== INFORMATION PROVIDED ==
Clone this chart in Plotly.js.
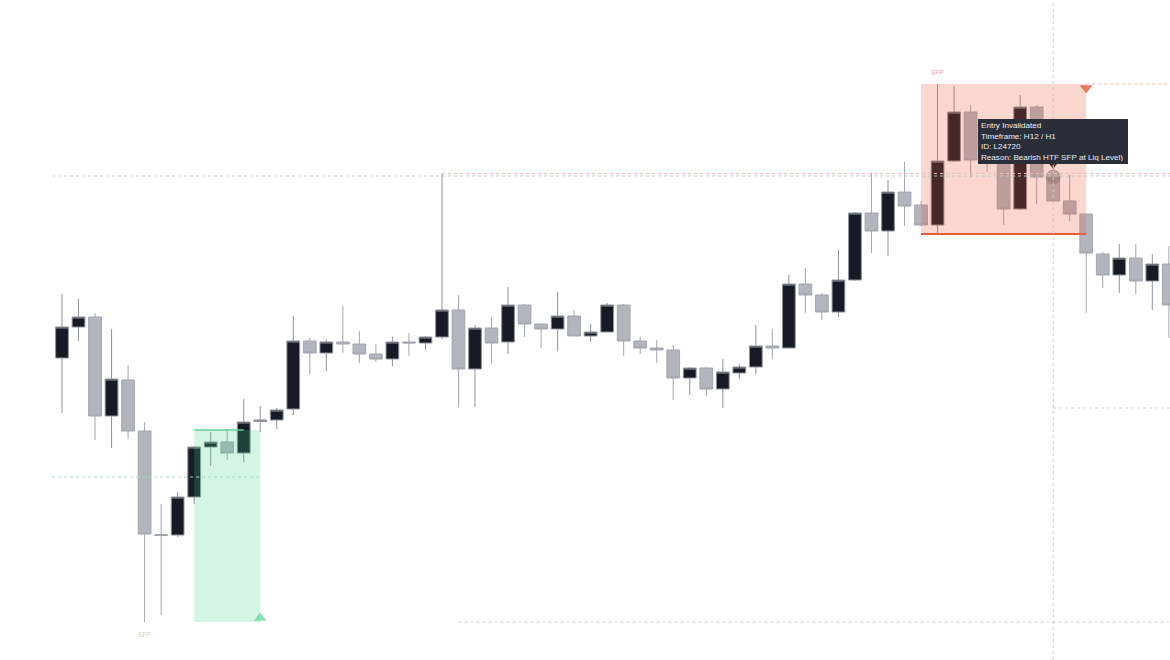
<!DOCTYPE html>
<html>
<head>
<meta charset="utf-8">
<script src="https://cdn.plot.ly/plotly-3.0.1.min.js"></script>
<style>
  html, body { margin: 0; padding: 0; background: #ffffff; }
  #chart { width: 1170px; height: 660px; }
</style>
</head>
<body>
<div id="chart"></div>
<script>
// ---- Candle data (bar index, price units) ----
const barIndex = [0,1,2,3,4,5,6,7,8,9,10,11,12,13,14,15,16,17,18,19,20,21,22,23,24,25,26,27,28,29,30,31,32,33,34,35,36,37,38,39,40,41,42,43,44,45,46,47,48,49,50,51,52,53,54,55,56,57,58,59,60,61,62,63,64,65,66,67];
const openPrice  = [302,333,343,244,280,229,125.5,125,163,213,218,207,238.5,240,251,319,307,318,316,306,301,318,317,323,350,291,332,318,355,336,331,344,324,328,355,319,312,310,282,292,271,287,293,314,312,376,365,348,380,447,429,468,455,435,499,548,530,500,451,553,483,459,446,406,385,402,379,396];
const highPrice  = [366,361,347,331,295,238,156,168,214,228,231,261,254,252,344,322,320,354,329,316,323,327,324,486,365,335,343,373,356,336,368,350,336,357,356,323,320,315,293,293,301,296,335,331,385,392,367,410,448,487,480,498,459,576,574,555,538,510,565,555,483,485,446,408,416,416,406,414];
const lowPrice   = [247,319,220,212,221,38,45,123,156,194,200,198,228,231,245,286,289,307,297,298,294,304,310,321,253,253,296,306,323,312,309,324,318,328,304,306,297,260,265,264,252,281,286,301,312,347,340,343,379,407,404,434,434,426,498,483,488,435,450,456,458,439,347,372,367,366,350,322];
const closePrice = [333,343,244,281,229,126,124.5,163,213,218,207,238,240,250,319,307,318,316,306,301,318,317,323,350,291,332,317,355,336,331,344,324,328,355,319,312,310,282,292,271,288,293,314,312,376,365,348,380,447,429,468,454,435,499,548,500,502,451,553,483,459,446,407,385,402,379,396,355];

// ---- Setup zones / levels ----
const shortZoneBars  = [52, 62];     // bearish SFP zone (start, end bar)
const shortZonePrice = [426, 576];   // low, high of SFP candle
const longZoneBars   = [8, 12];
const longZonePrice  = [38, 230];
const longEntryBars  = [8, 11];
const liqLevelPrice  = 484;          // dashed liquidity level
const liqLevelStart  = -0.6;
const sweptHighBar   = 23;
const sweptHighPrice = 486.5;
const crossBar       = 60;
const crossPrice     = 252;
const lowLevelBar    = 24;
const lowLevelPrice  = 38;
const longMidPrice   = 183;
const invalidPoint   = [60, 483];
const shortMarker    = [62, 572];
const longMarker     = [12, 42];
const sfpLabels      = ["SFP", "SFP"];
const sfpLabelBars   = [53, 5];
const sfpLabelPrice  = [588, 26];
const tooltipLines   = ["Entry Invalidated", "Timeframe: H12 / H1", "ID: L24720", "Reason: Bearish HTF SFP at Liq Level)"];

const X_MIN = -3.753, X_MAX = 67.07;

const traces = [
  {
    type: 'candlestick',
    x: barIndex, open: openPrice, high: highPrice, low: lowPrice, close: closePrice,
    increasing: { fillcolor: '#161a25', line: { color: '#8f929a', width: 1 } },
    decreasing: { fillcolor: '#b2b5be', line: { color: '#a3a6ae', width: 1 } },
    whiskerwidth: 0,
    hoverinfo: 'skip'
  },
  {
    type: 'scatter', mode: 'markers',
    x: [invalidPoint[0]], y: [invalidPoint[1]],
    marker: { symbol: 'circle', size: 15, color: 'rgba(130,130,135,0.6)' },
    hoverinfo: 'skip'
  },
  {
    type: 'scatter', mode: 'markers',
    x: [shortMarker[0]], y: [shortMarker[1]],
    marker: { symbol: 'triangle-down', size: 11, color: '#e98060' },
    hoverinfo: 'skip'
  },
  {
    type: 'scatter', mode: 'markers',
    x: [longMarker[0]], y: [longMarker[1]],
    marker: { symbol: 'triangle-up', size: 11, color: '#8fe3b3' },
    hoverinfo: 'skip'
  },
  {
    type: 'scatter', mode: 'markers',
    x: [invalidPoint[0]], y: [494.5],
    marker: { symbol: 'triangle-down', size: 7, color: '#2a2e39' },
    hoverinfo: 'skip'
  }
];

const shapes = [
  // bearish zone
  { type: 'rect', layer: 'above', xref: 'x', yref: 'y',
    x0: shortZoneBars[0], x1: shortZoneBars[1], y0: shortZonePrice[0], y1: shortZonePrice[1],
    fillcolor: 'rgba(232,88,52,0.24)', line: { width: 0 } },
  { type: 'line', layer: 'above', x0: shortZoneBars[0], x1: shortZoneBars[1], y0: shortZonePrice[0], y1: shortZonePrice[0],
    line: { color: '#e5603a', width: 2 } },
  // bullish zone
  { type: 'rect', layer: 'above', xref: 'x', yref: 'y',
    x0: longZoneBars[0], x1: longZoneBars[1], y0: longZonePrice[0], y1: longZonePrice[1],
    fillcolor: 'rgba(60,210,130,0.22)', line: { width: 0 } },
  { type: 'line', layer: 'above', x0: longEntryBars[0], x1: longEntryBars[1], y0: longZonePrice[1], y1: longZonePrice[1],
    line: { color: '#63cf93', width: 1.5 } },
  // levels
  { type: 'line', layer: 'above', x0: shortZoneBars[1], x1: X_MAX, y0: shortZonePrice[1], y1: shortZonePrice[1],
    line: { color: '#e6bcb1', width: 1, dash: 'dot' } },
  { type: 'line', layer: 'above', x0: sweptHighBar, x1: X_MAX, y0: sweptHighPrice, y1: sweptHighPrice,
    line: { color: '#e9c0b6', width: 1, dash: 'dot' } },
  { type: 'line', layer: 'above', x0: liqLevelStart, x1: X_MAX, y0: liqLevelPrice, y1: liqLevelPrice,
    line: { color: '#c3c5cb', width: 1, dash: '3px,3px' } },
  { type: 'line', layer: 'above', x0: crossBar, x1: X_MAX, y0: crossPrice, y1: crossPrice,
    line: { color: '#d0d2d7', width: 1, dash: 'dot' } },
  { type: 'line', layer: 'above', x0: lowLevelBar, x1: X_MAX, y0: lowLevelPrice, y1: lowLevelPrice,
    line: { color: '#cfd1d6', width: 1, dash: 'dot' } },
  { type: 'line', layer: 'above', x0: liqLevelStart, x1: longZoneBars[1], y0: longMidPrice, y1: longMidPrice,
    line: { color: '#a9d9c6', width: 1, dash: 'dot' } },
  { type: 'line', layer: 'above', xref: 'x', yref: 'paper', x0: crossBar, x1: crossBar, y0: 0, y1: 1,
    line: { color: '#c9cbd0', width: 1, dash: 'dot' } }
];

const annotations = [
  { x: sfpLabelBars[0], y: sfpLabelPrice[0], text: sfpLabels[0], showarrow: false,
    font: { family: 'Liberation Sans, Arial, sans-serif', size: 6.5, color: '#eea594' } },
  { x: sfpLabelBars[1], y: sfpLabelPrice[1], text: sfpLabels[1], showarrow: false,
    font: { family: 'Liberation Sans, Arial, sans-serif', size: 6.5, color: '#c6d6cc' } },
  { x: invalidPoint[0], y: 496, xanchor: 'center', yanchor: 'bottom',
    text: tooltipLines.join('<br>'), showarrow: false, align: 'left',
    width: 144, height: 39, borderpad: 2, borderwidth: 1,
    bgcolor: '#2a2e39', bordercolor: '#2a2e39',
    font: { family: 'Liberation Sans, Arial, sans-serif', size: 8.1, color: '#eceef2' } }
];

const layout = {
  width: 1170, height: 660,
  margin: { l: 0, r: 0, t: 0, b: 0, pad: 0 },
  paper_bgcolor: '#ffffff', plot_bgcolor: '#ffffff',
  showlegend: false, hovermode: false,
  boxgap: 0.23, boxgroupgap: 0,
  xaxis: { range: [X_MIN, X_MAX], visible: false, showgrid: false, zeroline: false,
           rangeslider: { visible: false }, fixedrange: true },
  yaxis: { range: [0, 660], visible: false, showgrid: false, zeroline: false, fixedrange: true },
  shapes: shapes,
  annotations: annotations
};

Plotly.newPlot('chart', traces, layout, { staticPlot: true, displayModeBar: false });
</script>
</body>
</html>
===
- **PROBLEM TO WORK ON**: In the listing above, find the lines holding the word "chart" and copy them.

- **SOLUTION**:
Clone this chart in Plotly.js.
  #chart { width: 1170px; height: 660px; }
<div id="chart"></div>
Plotly.newPlot('chart', traces, layout, { staticPlot: true, displayModeBar: false });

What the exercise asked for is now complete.